The Collected Writings of Michael Snow

Description

295 pages
Contains Photos, Illustrations
$29.95
ISBN 0-88920-243-5
DDC 709'.2

Year

1994

Contributor

Reviewed by Pauline Carey

Pauline Carey is the author of Magic and What’s in a Name?

Review

Michael Snow has been a part of Canadian lives for more than 30 years.
His Walking Woman image, the Canada geese flying in Toronto’s Eaton
Centre, and the exuberant figures of The Audience sculptures outside
Toronto’s SkyDome are familiar to many. His work in all media,
including his avant-garde films, is shown and heard around the world. In
Toronto, the Power Plant Gallery and the Art Gallery of Ontario recently
collaborated on The Michael Snow Project, of which this book is a part.

Snow rightly says it is a book for browsing. Included are a previously
unpublished poem from 1957; several interviews; a lively piece Snow
wrote on the death of drummer Larry Dubin; the text for the elaborate
musical joke The Last LP; a speech written, recorded, and then
lipsynched in front of an audience; photographs of shooting scripts
bespattered with handwritten notes; the text of Snow’s proposal for
the SkyDome sculptures; and other curiosities from a mind that is
forever curious.
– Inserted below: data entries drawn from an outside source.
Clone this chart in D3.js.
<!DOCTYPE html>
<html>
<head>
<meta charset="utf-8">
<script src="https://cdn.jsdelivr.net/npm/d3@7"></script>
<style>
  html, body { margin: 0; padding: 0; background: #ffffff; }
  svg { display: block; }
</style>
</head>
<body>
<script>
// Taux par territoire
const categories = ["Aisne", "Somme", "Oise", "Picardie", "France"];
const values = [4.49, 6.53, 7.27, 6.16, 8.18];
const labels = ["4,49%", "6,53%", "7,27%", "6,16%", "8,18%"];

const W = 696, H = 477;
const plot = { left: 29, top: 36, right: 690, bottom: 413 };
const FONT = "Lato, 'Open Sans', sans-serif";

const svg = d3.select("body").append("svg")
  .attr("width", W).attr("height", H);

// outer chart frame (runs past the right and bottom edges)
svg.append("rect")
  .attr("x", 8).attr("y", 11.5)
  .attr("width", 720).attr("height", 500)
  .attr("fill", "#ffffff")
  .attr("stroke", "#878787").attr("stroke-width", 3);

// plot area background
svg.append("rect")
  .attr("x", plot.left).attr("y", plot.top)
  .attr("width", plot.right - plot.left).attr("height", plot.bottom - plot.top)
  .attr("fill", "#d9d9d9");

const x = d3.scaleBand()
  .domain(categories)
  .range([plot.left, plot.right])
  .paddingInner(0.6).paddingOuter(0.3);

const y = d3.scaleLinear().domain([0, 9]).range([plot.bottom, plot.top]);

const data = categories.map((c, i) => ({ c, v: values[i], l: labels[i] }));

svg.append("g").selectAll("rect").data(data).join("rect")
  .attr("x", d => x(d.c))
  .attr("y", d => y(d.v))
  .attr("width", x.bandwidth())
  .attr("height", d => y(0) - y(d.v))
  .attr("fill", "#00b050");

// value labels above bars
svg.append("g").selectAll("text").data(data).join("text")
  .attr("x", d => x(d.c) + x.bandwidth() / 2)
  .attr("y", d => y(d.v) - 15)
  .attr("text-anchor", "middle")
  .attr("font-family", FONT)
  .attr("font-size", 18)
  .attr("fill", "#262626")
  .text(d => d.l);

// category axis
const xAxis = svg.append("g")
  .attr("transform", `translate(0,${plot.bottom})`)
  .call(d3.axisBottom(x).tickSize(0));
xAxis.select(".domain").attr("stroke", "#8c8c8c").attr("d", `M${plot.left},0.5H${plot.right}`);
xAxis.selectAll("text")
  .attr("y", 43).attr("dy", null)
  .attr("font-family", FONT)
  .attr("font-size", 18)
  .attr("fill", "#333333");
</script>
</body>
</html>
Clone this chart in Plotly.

Ideas pop off the page, sometimes with seeming
incoherence (a closer read is frequently rewarded), sometimes with a
simplicity of expression that stops the reader cold, sometimes with
humor, and invariably with a pun or two. Snow once said that he wanted
people “to learn how to see and hear, so they can always see and
hear.” These pages will assist in that process.